Precision refers to how closely grouped a set of measurements are to one another. It's important to differentiate this from accuracy, which is about how close a measurement is to the true value. Measuring precision involves looking at the consistency of measurements. In the exercise, each tailor took three measurements of a seam. To evaluate precision, you can look at the range or the standard deviation of their measurements.

• For Tailor X, the range was 0.2 inches.
• For Tailor Y, the range was 0.5 inches.
• For Tailor Z, the range was 0.3 inches.

A smaller range or lower standard deviation value indicates higher precision. Tailor X had the smallest range, making X's measurements the most precise.

Range

The range is one of the simplest ways to measure the spread between your highest and lowest value. It is calculated by subtracting the smallest number from the largest number in a dataset. By analyzing the range, you can gain insights into the consistency of the measurements taken.

• Tailor X: The range was 0.2 inches, indicating good precision.
• Tailor Y: The range was 0.5 inches, signifying less precision.
• Tailor Z: The range was 0.3 inches, reflecting moderate precision.

When evaluating measurements using the range, a smaller range implies the measurements are clustered closely together. Thus, X demonstrated the highest precision due to the smallest range among the three tailors.

Standard Deviation

Standard deviation (SD) provides a more detailed view of measurement spread than the range. It calculates how much values deviate from the mean, offering a snapshot of data consistency. A low standard deviation points to data that is closely packed around the mean, indicative of high precision.
To compute the standard deviation:

• First, calculate each measurement's deviation from the mean.
• Next, square each deviation to eliminate negative numbers.
• Then, calculate the average of these squared deviations.
• Finally, take the square root of that average. This is your standard deviation.

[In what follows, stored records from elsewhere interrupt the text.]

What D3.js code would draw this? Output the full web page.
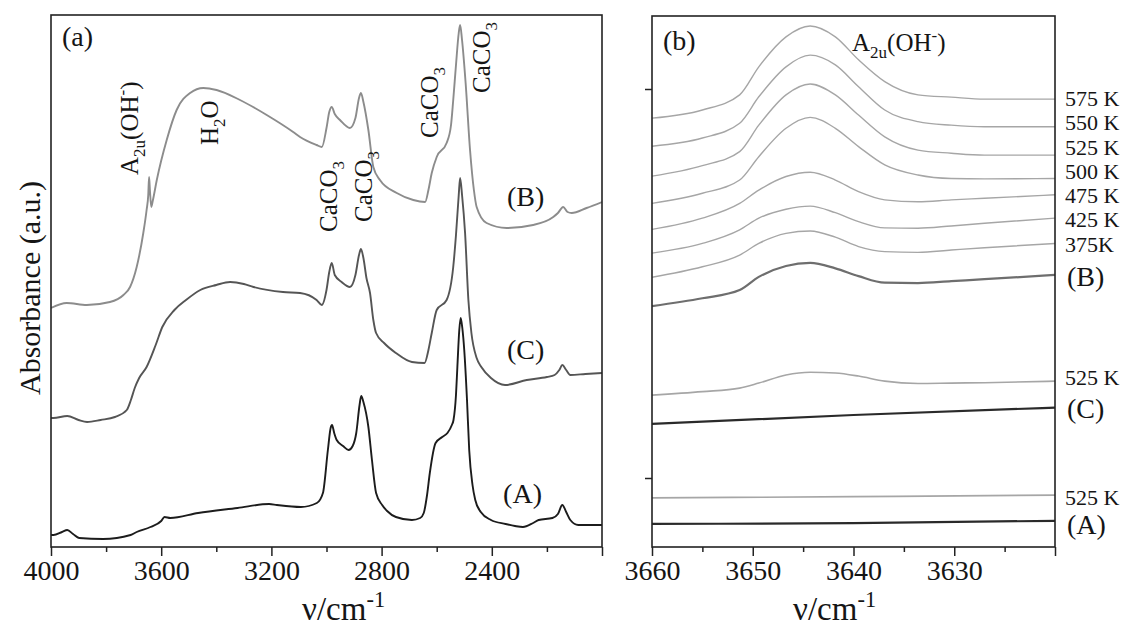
<!DOCTYPE html>
<html>
<head>
<meta charset="utf-8">
<script src="https://cdn.jsdelivr.net/npm/d3@7"></script>
<style>
  body { margin: 0; background: #fff; }
  text { font-family: "Liberation Serif", "Times New Roman", serif; fill: #151515; }
</style>
</head>
<body>
<script>
// ---- panel (a): full spectra, wavenumber (cm-1) vs absorbance (a.u.)
var waveA = [4000, 3991, 3960, 3941, 3920, 3898, 3811, 3711, 3689, 3639, 3600, 3588, 3567, 3466, 3323, 3208, 3180, 3093, 3035, 3013,
  2995, 2985, 2980, 2972, 2963, 2940, 2920, 2905, 2892, 2880, 2874, 2866, 2848, 2835, 2820, 2798, 2780, 2748, 2690, 2660, 2647,
  2635, 2625, 2604, 2580, 2561, 2545, 2539, 2530, 2525, 2518, 2513, 2507, 2500, 2490, 2482, 2470, 2460, 2440, 2403, 2350, 2316,
  2287, 2250, 2230, 2180, 2160, 2144, 2130, 2115, 2086, 2000];
var specA = [0.12, 0.12, 0.15, 0.17, 0.13, 0.09, 0.08, 0.12, 0.15, 0.20, 0.26, 0.30, 0.29, 0.34, 0.39, 0.43, 0.42, 0.40, 0.44, 0.54,
  0.97, 1.19, 1.22, 1.14, 1.07, 1.01, 0.97, 1.01, 1.14, 1.42, 1.51, 1.45, 1.20, 0.87, 0.54, 0.42, 0.36, 0.30, 0.27, 0.29, 0.34,
  0.52, 0.74, 1.04, 1.10, 1.14, 1.22, 1.27, 1.52, 1.80, 2.17, 2.29, 2.19, 1.97, 1.47, 0.97, 0.62, 0.47, 0.35, 0.27, 0.23, 0.21,
  0.20, 0.24, 0.27, 0.29, 0.33, 0.42, 0.35, 0.27, 0.22, 0.22];

var waveC = [4000, 3991, 3941, 3900, 3869, 3820, 3768, 3725, 3710, 3696, 3680, 3653, 3620, 3596, 3552, 3510, 3458, 3400, 3350, 3300,
  3265, 3158, 3096, 3036, 3017, 3000, 2990, 2981, 2970, 2945, 2915, 2895, 2882, 2875, 2866, 2855, 2842, 2830, 2820, 2791, 2748,
  2690, 2644, 2630, 2618, 2600, 2564, 2540, 2530, 2520, 2515, 2508, 2497, 2485, 2474, 2455, 2438, 2403, 2352, 2273, 2200, 2172,
  2155, 2144, 2130, 2115, 2060, 2000];
var specC = [1.29, 1.29, 1.31, 1.27, 1.25, 1.27, 1.30, 1.37, 1.47, 1.59, 1.69, 1.80, 2.02, 2.20, 2.37, 2.47, 2.57, 2.62, 2.65, 2.63,
  2.60, 2.55, 2.54, 2.47, 2.42, 2.57, 2.75, 2.84, 2.72, 2.65, 2.60, 2.72, 2.92, 2.98, 2.89, 2.69, 2.54, 2.27, 2.14, 2.04, 1.94,
  1.85, 1.84, 1.97, 2.14, 2.37, 2.47, 2.80, 3.12, 3.52, 3.69, 3.52, 3.14, 2.47, 2.14, 1.89, 1.80, 1.69, 1.62, 1.67, 1.70, 1.72,
  1.77, 1.82, 1.77, 1.72, 1.73, 1.74];

var waveB = [4000, 3943, 3870, 3786, 3737, 3713, 3689, 3665, 3653, 3647, 3644, 3641, 3636, 3630, 3616, 3580, 3544, 3495, 3447, 3399,
  3314, 3217, 3121, 3096, 3036, 3017, 3000, 2990, 2981, 2970, 2951, 2915, 2895, 2882, 2875, 2866, 2848, 2830, 2806, 2745, 2685,
  2642, 2630, 2618, 2600, 2564, 2548, 2540, 2530, 2520, 2515, 2508, 2495, 2479, 2465, 2455, 2419, 2346, 2250, 2177, 2160, 2141,
  2125, 2110, 2056, 2000];
var specB = [2.39, 2.44, 2.42, 2.45, 2.52, 2.60, 2.80, 3.14, 3.37, 3.52, 3.70, 3.57, 3.40, 3.47, 3.67, 4.07, 4.37, 4.54, 4.59, 4.57,
  4.47, 4.32, 4.15, 4.10, 4.02, 4.00, 4.19, 4.35, 4.40, 4.33, 4.27, 4.19, 4.29, 4.49, 4.54, 4.45, 4.17, 3.80, 3.67, 3.54, 3.47,
  3.45, 3.57, 3.74, 3.90, 4.04, 4.22, 4.47, 4.82, 5.14, 5.22, 5.07, 4.64, 3.97, 3.57, 3.40, 3.24, 3.19, 3.22, 3.30, 3.34, 3.40,
  3.35, 3.34, 3.39, 3.45];

var majorTicksA = [4000, 3600, 3200, 2800, 2400, 2000];
var minorTicksA = [3800, 3400, 3000, 2600, 2200];

// ---- panel (b): A2u(OH-) region, stacked spectra
var waveHT = [3660, 3655, 3651.3, 3649.4, 3646.7, 3644.3, 3641.8, 3639.5, 3636.9, 3633.6, 3630.3, 3627.0, 3620];
var t575 = [92.5, 94.6, 98.5, 105.7, 113.4, 116.2, 113.4, 107.5, 101.9, 98.5, 97.9, 97.4, 97.4];
var t550 = [85.3, 87.4, 91.2, 98.0, 105.7, 108.7, 106.2, 100.6, 94.6, 91.6, 90.7, 90.3, 90.3];
var t525 = [77.6, 80.3, 83.9, 90.7, 98.5, 101.3, 98.5, 93.3, 87.7, 84.3, 83.5, 83.0, 83.0];
var t500 = [70.6, 73.2, 76.6, 82.6, 89.9, 92.7, 89.9, 85.2, 80.5, 77.9, 77.0, 76.9, 77.0];
var t475 = [63.9, 66.8, 70.6, 74.0, 77.5, 78.6, 76.6, 73.6, 71.5, 71.0, 71.5, 71.9, 72.8];
var t425 = [57.8, 60.3, 63.8, 66.8, 69.1, 69.9, 68.2, 65.9, 64.3, 64.2, 64.8, 65.5, 66.8];
var t375 = [51.6, 54.3, 57.3, 60.3, 62.9, 63.5, 61.9, 59.5, 58.2, 58.0, 58.6, 59.2, 60.3];
var roomB = [44.2, 46.2, 48.3, 51.7, 54.5, 55.3, 53.9, 51.9, 50.2, 50.1, 50.6, 51.1, 52.2];
var c525 = [21.3, 22.2, 23.1, 24.4, 26.5, 27.2, 27.0, 26.2, 24.9, 24.3, 24.4, 24.5, 24.9];
var waveFlat = [3660, 3640, 3620];
var roomC = [13.9, 16.2, 18.1];
var a525 = [-5.1, -4.8, -4.4];
var roomA = [-11.8, -11.6, -11.0];

var majorTicksB = [3660, 3650, 3640, 3630, 3620];
var minorTicksB = [3655, 3645, 3635, 3625];
var yTicksB = [0, 100];

var svg = d3.select("body").append("svg")
  .attr("width", 1131)
  .attr("height", 628);

var serif = '"Liberation Serif", "Times New Roman", serif';

// text with sub / superscript pieces
function rich(t, parts, size) {
  var shift = 0;
  parts.forEach(function(p) {
    var target = p[1] === "sub" ? size * 0.28 : p[1] === "sup" ? -size * 0.4 : 0;
    t.append("tspan")
      .attr("dy", target - shift)
      .attr("font-size", p[1] === "n" ? size : size * 0.68)
      .text(p[0]);
    shift = target;
  });
  return t;
}

function frameAndAxis(x, major, minor, clipId) {
  var x0 = x.range()[0], x1 = x.range()[1];

  svg.append("clipPath").attr("id", clipId)
    .append("rect").attr("x", x0).attr("y", 15).attr("width", x1 - x0).attr("height", 547 - 15);

  var minorAxis = svg.append("g")
    .attr("transform", "translate(0,547)")
    .attr("color", "#222")
    .call(d3.axisBottom(x).tickValues(minor).tickSize(5).tickFormat(""));
  minorAxis.select(".domain").remove();
  minorAxis.selectAll("line").attr("stroke-width", 1.5);

  var last = major[major.length - 1];
  var majorAxis = svg.append("g")
    .attr("transform", "translate(0,547)")
    .attr("color", "#222")
    .call(d3.axisBottom(x).tickValues(major).tickSize(9).tickPadding(4)
      .tickFormat(function(d) { return d === last ? "" : d; }));
  majorAxis.select(".domain").remove();
  majorAxis.selectAll("line").attr("stroke-width", 1.5);
  majorAxis.selectAll("text")
    .attr("font-family", serif)
    .attr("font-size", 28)
    .style("fill", "#151515");
}

// ================= panel (a)
var xA = d3.scaleLinear().domain([4000, 2000]).range([51, 602]);
var yA = d3.scaleLinear().domain([0, 1]).range([547, 447]);

frameAndAxis(xA, majorTicksA, minorTicksA, "clipA");

var lineA = function(wave) {
  return d3.line()
    .x(function(d, i) { return xA(wave[i]); })
    .y(function(d) { return yA(d); })
    .curve(d3.curveMonotoneX);
};

var gA = svg.append("g").attr("clip-path", "url(#clipA)");
[[waveB, specB, "#8c8c8c"], [waveC, specC, "#555"], [waveA, specA, "#1c1c1c"]].forEach(function(s) {
  gA.append("path")
    .datum(s[1])
    .attr("d", lineA(s[0]))
    .attr("fill", "none")
    .attr("stroke", s[2])
    .attr("stroke-width", 1.9)
    .attr("stroke-linejoin", "round");
});

svg.append("rect")
  .attr("x", 51).attr("y", 15).attr("width", 551).attr("height", 532)
  .attr("fill", "none").attr("stroke", "#222").attr("stroke-width", 1.6);

svg.append("text").attr("x", xA(3960)).attr("y", yA(5.015)).attr("font-size", 28).text("(a)");

// vertical band labels
var bandLabels = [
  { wn: 3684, a: 3.72, parts: [["A", "n"], ["2u", "sub"], ["(OH", "n"], ["-", "sup"], [")", "n"]] },
  { wn: 3394, a: 4.02, parts: [["H", "n"], ["2", "sub"], ["O", "n"]] },
  { wn: 2962, a: 3.15, parts: [["CaCO", "n"], ["3", "sub"]] },
  { wn: 2836, a: 3.25, parts: [["CaCO", "n"], ["3", "sub"]] },
  { wn: 2595, a: 4.09, parts: [["CaCO", "n"], ["3", "sub"]] },
  { wn: 2406, a: 4.54, parts: [["CaCO", "n"], ["3", "sub"]] }
];
bandLabels.forEach(function(b) {
  var t = svg.append("text")
    .attr("transform", "translate(" + xA(b.wn) + "," + yA(b.a) + ") rotate(-90)");
  rich(t, b.parts, 25);
});

[["(B)", 2345, 3.41], ["(C)", 2345, 1.88], ["(A)", 2359, 0.44]].forEach(function(l) {
  svg.append("text").attr("x", xA(l[1])).attr("y", yA(l[2])).attr("font-size", 28).text(l[0]);
});

svg.append("text")
  .attr("transform", "translate(40,288) rotate(-90)")
  .attr("text-anchor", "middle")
  .attr("font-size", 30)
  .text("Absorbance (a.u.)");

rich(svg.append("text").attr("x", 302).attr("y", 620), [["\u03bd/cm", "n"], ["-1", "sup"]], 33);

// ================= panel (b)
var xB = d3.scaleLinear().domain([3660, 3620]).range([652, 1055]);
var yB = d3.scaleLinear().domain([0, 100]).range([478, 89]);

frameAndAxis(xB, majorTicksB, minorTicksB, "clipB");

var yAxisB = svg.append("g")
  .attr("transform", "translate(652,0)")
  .attr("color", "#222")
  .call(d3.axisLeft(yB).tickValues(yTicksB).tickSize(7).tickFormat(""));
yAxisB.select(".domain").remove();
yAxisB.selectAll("line").attr("stroke-width", 1.5);

var lineB = function(wave) {
  return d3.line()
    .x(function(d, i) { return xB(wave[i]); })
    .y(function(d) { return yB(d); })
    .curve(d3.curveMonotoneX);
};

var seriesB = [
  [waveHT, t575, "#a6a6a6", 1.4], [waveHT, t550, "#a6a6a6", 1.4], [waveHT, t525, "#a6a6a6", 1.4],
  [waveHT, t500, "#a6a6a6", 1.4], [waveHT, t475, "#a6a6a6", 1.4], [waveHT, t425, "#a6a6a6", 1.4],
  [waveHT, t375, "#a6a6a6", 1.4], [waveHT, roomB, "#6e6e6e", 2.2],
  [waveHT, c525, "#a6a6a6", 1.6], [waveFlat, roomC, "#2a2a2a", 2.2],
  [waveFlat, a525, "#a6a6a6", 1.6], [waveFlat, roomA, "#2a2a2a", 2.2]
];
var gB = svg.append("g").attr("clip-path", "url(#clipB)");
seriesB.forEach(function(s) {
  gB.append("path")
    .datum(s[1])
    .attr("d", lineB(s[0]))
    .attr("fill", "none")
    .attr("stroke", s[2])
    .attr("stroke-width", s[3]);
});

svg.append("rect")
  .attr("x", 652).attr("y", 16).attr("width", 403).attr("height", 531)
  .attr("fill", "none").attr("stroke", "#222").attr("stroke-width", 1.6);

svg.append("text").attr("x", 663).attr("y", 50).attr("font-size", 28).text("(b)");
rich(svg.append("text").attr("x", 852).attr("y", 51),
  [["A", "n"], ["2u", "sub"], ["(OH", "n"], ["-", "sup"], [")", "n"]], 25);

var rightLabels = [
  ["575 K", 106, 22], ["550 K", 130, 22], ["525 K", 155, 22], ["500 K", 179, 22],
  ["475 K", 203, 22], ["425 K", 227, 22], ["375K", 252, 22], ["(B)", 286, 28],
  ["525 K", 385, 22], ["(C)", 418, 28], ["525 K", 505, 22], ["(A)", 534, 28]
];
rightLabels.forEach(function(l) {
  svg.append("text")
    .attr("x", l[2] > 24 ? 1067 : 1065)
    .attr("y", l[1])
    .attr("font-size", l[2])
    .text(l[0]);
});

rich(svg.append("text").attr("x", 793).attr("y", 620), [["\u03bd/cm", "n"], ["-1", "sup"]], 33);
</script>
</body>
</html>
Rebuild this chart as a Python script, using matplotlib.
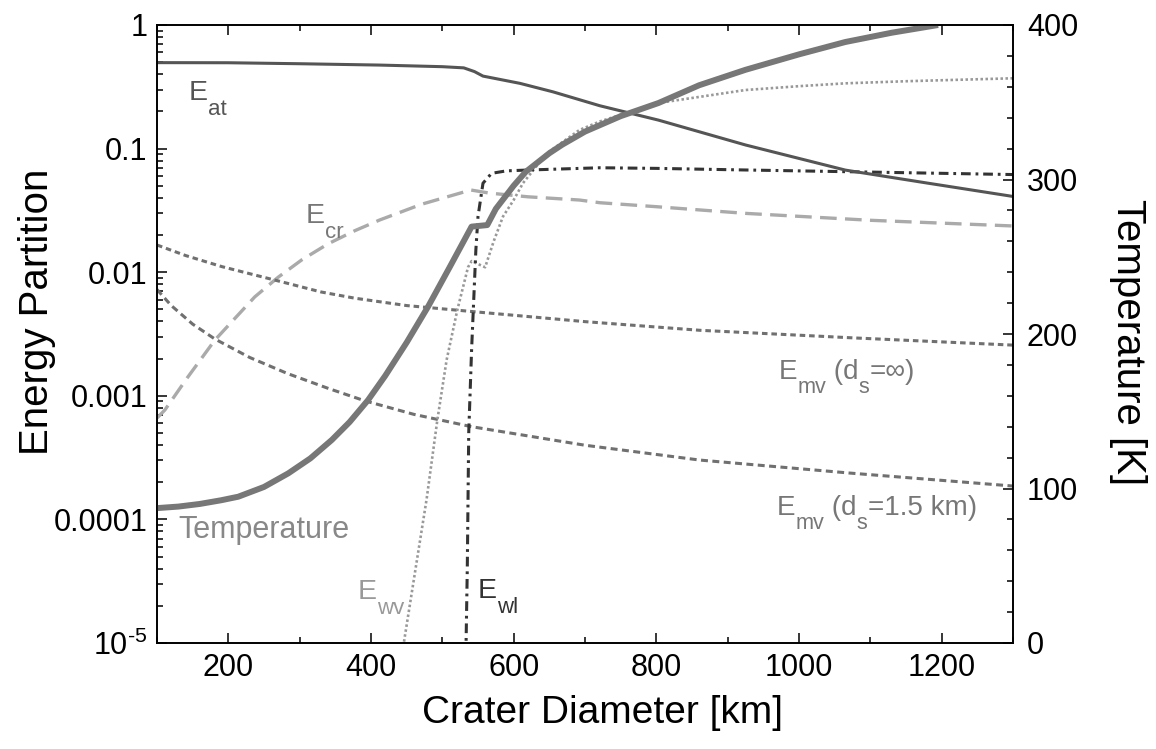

By comparing standard deviations between different datasets, you not only see which is more precise but also understand how spread out measurements are around their mean.

Mean Measurement

The mean measurement, or average, represents the central value of a set of numbers. This can provide insight into the accuracy of a series of measurements by comparing it to the known true value. To calculate the mean, simply sum all measurements and divide by the count of measurements.
For example:

• Taylor X had measurements mean of 31.5 inches, 0.5 inches below the true value of 32.0 inches.
• Tailor Y's mean was 32.6 inches, a deviation of 0.6 inches above the true length.
• Taylor Z achieved a mean of 32.06 inches, only 0.06 inches above the true value.

The closer the mean is to the true value, the more accurate the set of measurements is. In the exercise, Tailor Z's measurements were the most accurate as their mean was closest to 32.0 inches.